La Sala segunda del Tribunal Supremo ha ratificado la inhabilitación de Oriol Junqueras como consecuencia de la grave malversación de caudales públicos llevada a cabo para desviar fondos con los que sufragar el intento de los independentistas de fracturar el Estado de Derecho y desgajar con apariencia de legalidad una parte del territorio español.
La resolución argumenta sobradamente algo obvio para cualquier ciudadano medio con sentido común, esto es, que resulta mucho más grave la conducta de quien malversa dinero público para atentar contra la unidad de España que aquel que se embolsa ese dinero para su simple lucro, por más que los voceros del Gobierno se hayan empeñado durante semanas en hacernos ver lo contrario.
Pero, sobre todo, el Supremo deja a Pedro Sánchez desnudo ante el espejo, mostrando sus miserias y falacias interesadas repetidas hasta la náusea con el único fin de aferrarse al poder a cualquier precio. A cualquiera.
Sánchez -y todo el PSOE y sus socios a remolque- han dejado al estado inerme ante cualquier tentativa no violenta de romper el orden constitucional. Tras la reforma del Código Penal no hay forma de castigar la promulgación de ‘leyes de desconexión’, ni la adopción de cualquier artificio legislativo secesionista que no implique el uso de las armas. No hay ni un solo estado en todo el planeta en semejante situación.

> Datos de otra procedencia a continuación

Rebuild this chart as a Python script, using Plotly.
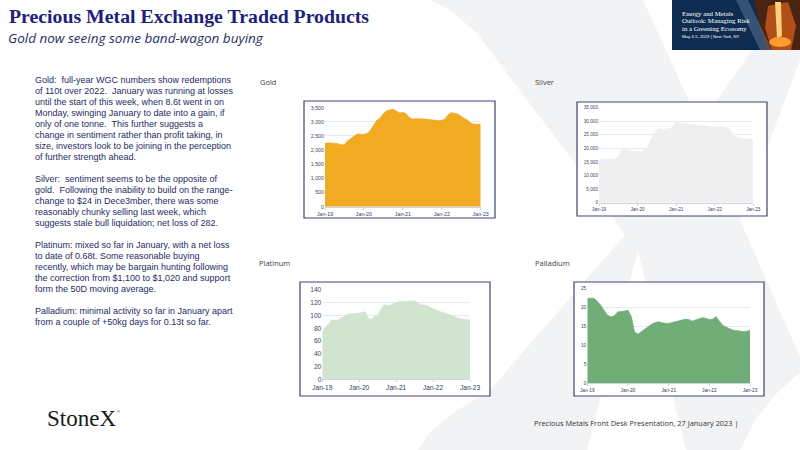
import pandas as pd
import plotly.graph_objects as go

W, H = 800, 450

# monthly points, Jan-19 .. Jan-23
months = pd.date_range("2019-01-01", "2023-01-01", freq="MS")

gold = [2240, 2265, 2250, 2240, 2235, 2190, 2200, 2330, 2420, 2500, 2580, 2560,
        2560, 2600, 2700, 2880, 3060, 3140, 3290, 3390, 3420, 3450, 3380, 3320,
        3340, 3290, 3160, 3100, 3115, 3125, 3110, 3100, 3080, 3065, 3055, 3045,
        3060, 3110, 3250, 3330, 3300, 3280, 3200, 3130, 3060, 2960, 2920, 2920,
        2920]
silver = [16000, 16100, 16100, 16100, 16050, 16100, 16800, 19300, 19700, 19600, 19200, 18900,
          18800, 19000, 19500, 20500, 22600, 25000, 27100, 27300, 27000, 27200, 27400, 28000,
          30200, 29800, 29000, 29100, 28900, 28800, 28700, 28500, 28400, 28300, 28100, 27800,
          27900, 28000, 28100, 28000, 27600, 26500, 24700, 23900, 23800, 23700, 23600, 23400,
          23300]
platinum = [73, 82, 86, 93, 93, 92, 96, 98, 102, 103, 103, 103,
            104, 105, 106, 96, 94, 99, 100, 110, 117, 116, 116, 119,
            121, 122, 122, 122, 122, 123, 123, 120, 117, 116, 116, 113,
            111, 108, 106, 105, 104, 102, 99, 97, 96, 95, 94, 93.5,
            93]
palladium = [22.4, 22.5, 22.4, 21.6, 20.6, 19.2, 18.0, 17.5, 17.8, 18.8, 18.9, 19.0,
             19.3, 17.6, 13.5, 13.0, 13.6, 14.3, 14.9, 15.6, 16.0, 16.2, 16.0, 15.8,
             15.8, 16.0, 16.2, 16.4, 16.7, 16.9, 16.8, 16.4, 16.7, 17.1, 17.3, 17.1,
             16.8, 16.9, 17.6, 16.4, 15.3, 14.8, 14.3, 14.0, 13.9, 13.8, 13.6, 13.7,
             14.0]

x_tick_vals = ["2019-01-01", "2020-01-01", "2021-01-01", "2022-01-01", "2023-01-01"]
x_tick_text = ["Jan-19", "Jan-20", "Jan-21", "Jan-22", "Jan-23"]

body_lines = [
    "Gold:\u00a0 full-year WGC numbers show redemptions",
    "of 110t over 2022.\u00a0 January was running at losses",
    "until the start of this week, when 8.6t went in on",
    "Monday, swinging January to date into a gain, if",
    "only of one tonne.\u00a0 This further suggests a",
    "change in sentiment rather than profit taking, in",
    "size, investors look to be joining in the perception",
    "of further strength ahead.",
    "",
    "Silver:\u00a0 sentiment seems to be the opposite of",
    "gold.\u00a0 Following the inability to build on the range-",
    "change to $24 in Dece3mber, there was some",
    "reasonably chunky selling last week, which",
    "suggests stale bull liquidation; net loss of 282.",
    "",
    "Platinum: mixed so far in January, with a net loss",
    "to date of 0.68t. Some reasonable buying",
    "recently, which may be bargain hunting following",
    "the correction from $1,100 to $1,020 and support",
    "form the 50D moving average.",
    "",
    "Palladium: minimal activity so far in January apart",
    "from a couple of +50kg days for 0.13t so far.",
]


def px(x):
    return x / W


def py(y):
    return 1 - y / H


def path(points):
    # pixel points -> svg path in paper coords
    s = "M " + " L ".join(f"{px(x):.4f},{py(y):.4f}" for x, y in points)
    return s + " Z"


def label(text, x, y, size, color, family="Open Sans", anchor="left"):
    return dict(text=text, x=px(x), y=py(y), xref="paper", yref="paper",
                xanchor=anchor, yanchor="middle", showarrow=False,
                font=dict(family=family, size=size, color=color))


# chart boxes: frame (x0,y0,x1,y1) and plot area (x0,y0,x1,y1) in pixels
charts = [
    dict(name="Gold", vals=gold, color="#F0AB22", frame=(304, 101, 495, 218),
         plot=(325, 107.7, 480.7, 206.7), ymax=3500, dtick=500, fmt=",d", fs=5.3,
         label=(258, 82)),
    dict(name="Silver", vals=silver, color="#EFEFEF", frame=(577, 102, 767, 216),
         plot=(599, 107.7, 753.3, 202.7), ymax=35000, dtick=5000, fmt=",d", fs=4.7,
         label=(533, 82)),
    dict(name="Platinum", vals=platinum, color="#D0E4D0", frame=(300, 282, 490, 396),
         plot=(322.3, 290, 470, 379.3), ymax=140, dtick=20, fmt="d", fs=6.6,
         label=(257, 263)),
    dict(name="Palladium", vals=palladium, color="#71AD77", frame=(574, 282, 764, 396),
         plot=(587.3, 288.3, 750, 383.3), ymax=25, dtick=5, fmt="d", fs=4.8,
         label=(533, 263)),
]

fig = go.Figure()
shapes = []
annotations = []

# big faint X in the background
x_mark = [(430, 0), (643, 0), (700, 125), (752, 50), (770, 20), (780, 0), (800, 0),
          (800, 60), (740, 220), (800, 357), (800, 372), (775, 395), (755, 420),
          (740, 450), (686, 450), (638, 250), (587, 450), (418, 450), (430, 432),
          (455, 412), (490, 390), (625, 235), (580, 170), (527, 100), (477, 33),
          (450, 10)]
shapes.append(dict(type="path", xref="paper", yref="paper", path=path(x_mark),
                   fillcolor="#F2F3F5", line=dict(width=0), layer="below"))

for i, c in enumerate(charts, start=1):
    xa = "xaxis" if i == 1 else f"xaxis{i}"
    ya = "yaxis" if i == 1 else f"yaxis{i}"
    fx0, fy0, fx1, fy1 = c["frame"]
    shapes.append(dict(type="rect", xref="paper", yref="paper",
                       x0=px(fx0), x1=px(fx1), y0=py(fy1), y1=py(fy0),
                       fillcolor="white", line=dict(color="#3E4470", width=1.2),
                       layer="below"))
    fig.add_trace(go.Scatter(
        x=months, y=c["vals"], mode="lines", fill="tozeroy",
        fillcolor=c["color"], line=dict(color=c["color"], width=0.5),
        xaxis="x" if i == 1 else f"x{i}", yaxis="y" if i == 1 else f"y{i}",
        showlegend=False, hoverinfo="skip"))
    x0, y0, x1, y1 = c["plot"]
    fig.layout[xa] = dict(
        domain=[px(x0), px(x1)], anchor="y" if i == 1 else f"y{i}",
        type="date", range=["2019-01-01", "2023-01-01"],
        tickvals=x_tick_vals, ticktext=x_tick_text,
        showgrid=False, showline=True, linecolor="#CCD6E2", linewidth=1,
        ticks="outside", ticklen=2, tickcolor="#CCD6E2",
        tickfont=dict(family="Liberation Sans", size=c["fs"], color="#2F3B63"),
        zeroline=False, fixedrange=True, automargin=False)
    fig.layout[ya] = dict(
        domain=[py(y1), py(y0)], anchor="x" if i == 1 else f"x{i}",
        range=[0, c["ymax"]], dtick=c["dtick"], tick0=0, tickformat=c["fmt"],
        showgrid=True, gridcolor="#E1EAF5", gridwidth=1, zeroline=False,
        showline=False, ticks="",
        tickfont=dict(family="Liberation Sans", size=c["fs"], color="#3C4866"),
        fixedrange=True, automargin=False)
    lx, ly = c["label"]
    annotations.append(label(c["name"], lx, ly, 7.5, "#404040"))

# title and subtitle
annotations.append(label("<b>Precious Metal Exchange Traded Products</b>", 7, 16, 19.8,
                         "#1C2277", family="Liberation Serif"))
annotations.append(label("<i>Gold now seeing some band-wagon buying</i>", 6, 38, 13.5,
                         "#1F2F5F"))

# commentary block
for i, line in enumerate(body_lines):
    if line:
        annotations.append(label(line, 33, 80 + 11 * i, 9, "#262B63",
                                 family="Liberation Sans"))

# conference banner, top right
shapes.append(dict(type="rect", xref="paper", yref="paper", x0=px(672), x1=px(800),
                   y0=py(50), y1=py(0), fillcolor="#0E2C50", line=dict(width=0)))
shapes.append(dict(type="path", xref="paper", yref="paper",
                   path=path([(754, 0), (800, 0), (800, 50), (766, 50), (760, 28)]),
                   fillcolor="#4A2410", line=dict(width=0)))
shapes.append(dict(type="path", xref="paper", yref="paper",
                   path=path([(768, 6), (788, 2), (796, 26), (791, 50), (772, 50), (765, 28)]),
                   fillcolor="#C4561A", line=dict(width=0), opacity=0.85))
shapes.append(dict(type="path", xref="paper", yref="paper",
                   path=path([(775, 2), (781, 2), (782, 36), (777, 38)]),
                   fillcolor="#FFD07A", line=dict(width=0)))
shapes.append(dict(type="circle", xref="paper", yref="paper", x0=px(769), x1=px(791),
                   y0=py(47), y1=py(37), fillcolor="#FF9A30", line=dict(width=0)))
shapes.append(dict(type="path", xref="paper", yref="paper",
                   path=path([(736, 0), (748, 0), (772, 50), (760, 50)]),
                   fillcolor="rgba(150,172,205,0.30)", line=dict(width=0)))
banner_lines = [("Energy and Metals", 13.3), ("Outlook: Managing Risk", 21),
                ("in a Greening Economy", 28.7)]
for t, y in banner_lines:
    annotations.append(label(t, 680, y, 6.8, "white", family="Liberation Serif"))
annotations.append(label("May 3-5, 2023 | New York, NY", 680, 36.5, 4.3, "white",
                         family="Liberation Sans"))

# footer
annotations.append(label("StoneX", 45, 418, 23, "#1A1A1A", family="Liberation Serif"))
annotations.append(label("\u00ae", 115, 411, 4, "#1A1A1A", family="Liberation Sans"))
annotations.append(label("Precious Metals Front Desk Presentation, 27 January 2023 |",
                         532, 423, 7.4, "#333333"))

fig.update_layout(
    width=W, height=H,
    margin=dict(l=0, r=0, t=0, b=0, pad=0),
    paper_bgcolor="white", plot_bgcolor="rgba(0,0,0,0)",
    shapes=shapes, annotations=annotations,
    showlegend=False,
)

# page body margin would push the figure off the 800x450 window
fig.write_html("out.html", config={"displayModeBar": False},
               post_script="document.body.style.margin='0';")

De hecho, teniendo en cuenta que el porcentaje de democracias plenas en el mundo -entre las que afortunadamente nos encontramos- es de solo el 12,6%, es fácil de colegir que en la mayoría de los restantes países, muchos de los cuales mantienen la pena de muerte para determinados delitos, Sánchez se expondría a ser ejecutado en la horca o fusilado por alta traición al desarmar al estado frente a los que pretenden desmembrarlo.
Afortunadamente para él -y para nosotros-, ese no es el caso, pero la conducta del todavía presidente del Gobierno -amparado en su inmunidad- merecería el máximo reproche legal, porque su primera obligación -la que prometió al asumir el cargo- fue la de cumplir y hacer cumplir la Constitución, la misma que, lentamente, va dinamitando.